* Pietro Gagliardi ([EMAIL PROTECTED]) wrote:
> - The seq statement is standard
>       for (i in `{seq 1 10}) echo $i

Nope, seq is an external program (subject to the environment). On the other
hand, as Byron's rc is rather extinct by now, chances are if rc is available,
so is seq.

> - aux/getflags is faster than while getopt (no loop involved)
>       My next plan is to rewrite all of /rc/bin to use aux/getflags. Any  
> objections?

Well, that isn't so much about rc's advantages. Keep in mind though that
this would force getflags to be present whenever you need a shell script.
For most installations this isn't an issue, but for those running Plan 9
embedded it is. And with space constraints providing some of /rc/bin might
be reasonable, providing aux/getflags might not.

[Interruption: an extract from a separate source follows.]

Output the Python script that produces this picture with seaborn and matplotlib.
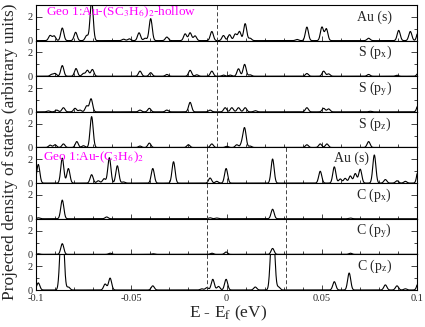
import numpy as np
import pandas as pd
import matplotlib
matplotlib.use("Agg")
import matplotlib.pyplot as plt
import seaborn as sns
from matplotlib.ticker import MultipleLocator, FixedLocator

sns.set_theme(style="ticks")
plt.rcParams['font.family'] = ['Liberation Serif', 'DejaVu Serif']
plt.rcParams['mathtext.fontset'] = 'stix'
plt.rcParams['axes.unicode_minus'] = False

# ---------------- data ----------------
panel_labels = ["Au (s)", "S (p$_\\mathrm{x}$)", "S (p$_\\mathrm{y}$)", "S (p$_\\mathrm{z}$)",
                "Au (s)", "C (p$_\\mathrm{x}$)", "C (p$_\\mathrm{y}$)", "C (p$_\\mathrm{z}$)"]
geo_titles = ["Geo 1:Au-(SC$_3$H$_6$)$_2$-hollow", "Geo 1:Au-(C$_3$H$_6$)$_2$"]
fermi_top = [-0.0048]
fermi_bottom = [-0.0104, 0.0312]
x_ticklabels = ["-0.1", "-0.05", "0", "0.05", "0.1"]

au_s_1_centers = [-0.0926, -0.0905, -0.0862, -0.0792, -0.0734, -0.0708, -0.0540, -0.0510, -0.0459,
                  -0.0427, -0.0398, -0.0313, -0.0217, -0.0191, -0.0165, -0.0077, -0.0016, 0.0016,
                  0.0046, 0.0068, 0.0098, 0.0124, 0.0370, 0.0422, 0.0501, 0.0524, 0.0746, 0.0904,
                  0.0965, 0.1008]
au_s_1_heights = [0.43, 0.40, 1.06, 0.70, 0.43, 3.40, 0.12, 0.15, 0.66,
                  0.20, 1.85, 0.30, 0.57, 0.66, 0.40, 0.77, 0.43, 0.50,
                  0.55, 0.77, 1.43, 0.20, 0.10, 1.14, 1.14, 1.00, 0.20, 0.86,
                  0.77, 0.90]

s_px_centers = [-0.0918, -0.0900, -0.0862, -0.0790, -0.0751, -0.0730, -0.0704, -0.0454, -0.0398,
                -0.0313, -0.0191, -0.0156, -0.0077, -0.0016, 0.0019, 0.0063, 0.0095, 0.0124,
                0.0422, 0.0510, 0.0536, 0.0746, 0.0895, 0.1008]
s_px_heights = [0.15, 0.23, 0.90, 0.65, 0.23, 0.50, 0.57, 0.43, 0.30,
                0.15, 0.50, 0.12, 0.43, 0.10, 0.10, 0.63, 1.00, 0.12,
                0.23, 0.43, 0.20, 0.15, 0.08, 0.30]

s_py_centers = [-0.0935, -0.0891, -0.0856, -0.0795, -0.0769, -0.0734, -0.0711, -0.0454, -0.0405,
                -0.0313, -0.0191, -0.0086, -0.0007, 0.0028, 0.0063, 0.0098, 0.0151, 0.0422,
                0.0510, 0.0536, 0.0755, 0.1008]
s_py_heights = [0.08, 0.15, 0.35, 0.30, 0.15, 0.50, 1.10, 0.15, 0.30,
                0.15, 0.80, 0.15, 0.35, 0.35, 0.35, 0.35, 0.10, 0.35,
                0.30, 0.25, 0.05, 0.70]

s_pz_centers = [-0.0926, -0.0900, -0.0856, -0.0786, -0.0751, -0.0708, -0.0454, -0.0405, -0.0200,
                -0.0077, 0.0002, 0.0054, 0.0081, 0.0095, 0.0124, 0.0422, 0.0492, 0.0527, 0.0746]
s_pz_heights = [0.20, 0.23, 0.30, 0.50, 0.15, 2.60, 0.12, 0.37, 0.23,
                0.30, 0.10, 0.23, 0.35, 1.60, 0.12, 0.23, 0.30, 0.30, 0.50]

au_s_2_centers = [-0.0988, -0.0862, -0.0830, -0.0708, -0.0673, -0.0643, -0.0615, -0.0573, -0.0541,
                  -0.0387, -0.0278, -0.0086, -0.0051, -0.0002, 0.0242, 0.0492, 0.0566, 0.0597,
                  0.0623, 0.0650, 0.0676, 0.0702, 0.0776, 0.0834, 0.0895, 0.0939, 0.1008]
au_s_2_heights = [1.57, 2.10, 1.23, 0.71, 0.20, 0.37, 2.14, 1.46, 0.10,
                  1.23, 1.80, 0.43, 0.15, 1.23, 2.03, 1.00, 1.37, 0.35,
                  0.40, 0.60, 0.80, 1.17, 2.37, 0.30, 0.20, 0.15, 1.30]

c_px_centers = [-0.0988, -0.0862, -0.0629, -0.0086, -0.0051, 0.0242, 0.0650]
c_px_heights = [0.08, 1.57, 0.15, 0.08, 0.06, 0.80, 0.06]

c_py_centers = [-0.0988, -0.0862, -0.0611, -0.0384, -0.0077, -0.0002, 0.0242, 0.0650]
c_py_heights = [0.05, 0.90, 0.10, 0.05, 0.10, 0.20, 0.50, 0.10]

c_pz_centers = [-0.0988, -0.0869, -0.0858, -0.0830, -0.0637, -0.0611, -0.0387, -0.0130, -0.0103,
                -0.0072, -0.0042, -0.0002, 0.0151, 0.0236, 0.0248, 0.0273, 0.0566, 0.0644,
                0.0834, 0.0895, 0.0939, 0.1008]
c_pz_heights = [0.60, 3.60, 3.60, 0.25, 0.50, 1.00, 0.35, 0.10, 0.20,
                0.90, 0.30, 0.90, 0.25, 3.50, 3.50, 0.25, 0.70, 1.43,
                0.43, 0.35, 0.10, 0.70]

panels = [(au_s_1_centers, au_s_1_heights), (s_px_centers, s_px_heights),
          (s_py_centers, s_py_heights), (s_pz_centers, s_pz_heights),
          (au_s_2_centers, au_s_2_heights), (c_px_centers, c_px_heights),
          (c_py_centers, c_py_heights), (c_pz_centers, c_pz_heights)]

SIGMA = 0.0008  # level broadening
energy = np.linspace(-0.1, 0.1, 2001)

fig, axes = plt.subplots(8, 1, figsize=(4.25, 3.27), dpi=100, sharex=True)
fig.subplots_adjust(left=36/425, right=417/425, top=1-5/327, bottom=1-290/327, hspace=0)

for i, (ax, (cen, hts)) in enumerate(zip(axes, panels)):
    dos = np.zeros_like(energy)
    for c, h in zip(cen, hts):
        dos += h * np.exp(-0.5 * ((energy - c) / SIGMA) ** 2)
    df = pd.DataFrame({"E": energy, "DOS": dos})
    sns.lineplot(data=df, x="E", y="DOS", ax=ax, color="black", linewidth=0.8)
    ax.set_xlim(-0.1, 0.1)
    ax.set_ylim(0, 3)
    ax.set_xlabel("")
    ax.set_ylabel("")
    for s in ax.spines.values():
        s.set_visible(True)
        s.set_linewidth(0.8)
        s.set_color("black")
    ax.yaxis.set_major_locator(FixedLocator([0, 2]))
    ax.yaxis.set_minor_locator(FixedLocator([1]))
    ax.set_yticklabels(["0", "2"])
    ax.xaxis.set_major_locator(MultipleLocator(0.05))
    ax.xaxis.set_minor_locator(MultipleLocator(0.01))
    ax.tick_params(axis="y", which="major", direction="in", left=True, right=True,
                   length=4.5, width=0.6, labelsize=7.5, pad=2.5)
    ax.tick_params(axis="y", which="minor", direction="in", left=True, right=True,
                   length=2.5, width=0.6)
    ax.tick_params(axis="x", which="major", direction="in", bottom=True, top=False,
                   length=3.5, width=0.6, labelsize=7.5, pad=3)
    ax.tick_params(axis="x", which="minor", direction="in", bottom=True, top=False,
                   length=2.5, width=0.6)
    lines = fermi_top if i < 4 else fermi_bottom
    for xv in lines:
        ax.axvline(xv, color="#444444", linewidth=0.7, linestyle=(0, (4, 2.5)))
    ylab = 0.61 if i == 4 else 0.56
    xlab = 0.873 if i == 4 else 0.935
    ax.text(xlab, ylab, panel_labels[i], transform=ax.transAxes, ha="right",
            va="baseline", fontsize=10)

axes[-1].set_xticks([-0.1, -0.05, 0, 0.05, 0.1])
axes[-1].set_xticklabels(x_ticklabels)

axes[0].text(0.026, 0.71, geo_titles[0], transform=axes[0].transAxes, ha="left",
             va="baseline", fontsize=9.5, color="#ff00ff")
axes[4].text(0.019, 0.635, geo_titles[1], transform=axes[4].transAxes, ha="left",
             va="baseline", fontsize=9.5, color="#ff00ff")

fig.text(10/425, 1-152/327, "Projected density of states (arbitrary units)", rotation=90,
         ha="center", va="center", fontsize=12.5)
fig.text(228/425, 1-313/327, "E - E$_\\mathrm{f}$ (eV)", ha="center", va="center", fontsize=12.5)

fig.savefig("out.png", dpi=100)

Besides, if a script
doesn't use more than two or three different options getflags doesn't reduce
much complexity (if you aren't writing a new script). And concerning speed,
if command line parsing dominates the execution time I honestly wouldn't
bother.

> And what I dislike:
> - >[2=] is not the same as >[2]/dev/null (some programs crash with  
> the former

I don't think it should be the same. Both are special cases for two
different operations.

But what's really great about rc:
% man bash | wc -l
    4898
% man rc | wc -l
     398
If I'd want to check the bash man page for some specific information,
chances are that I'm sound asleep before anything interesting comes up.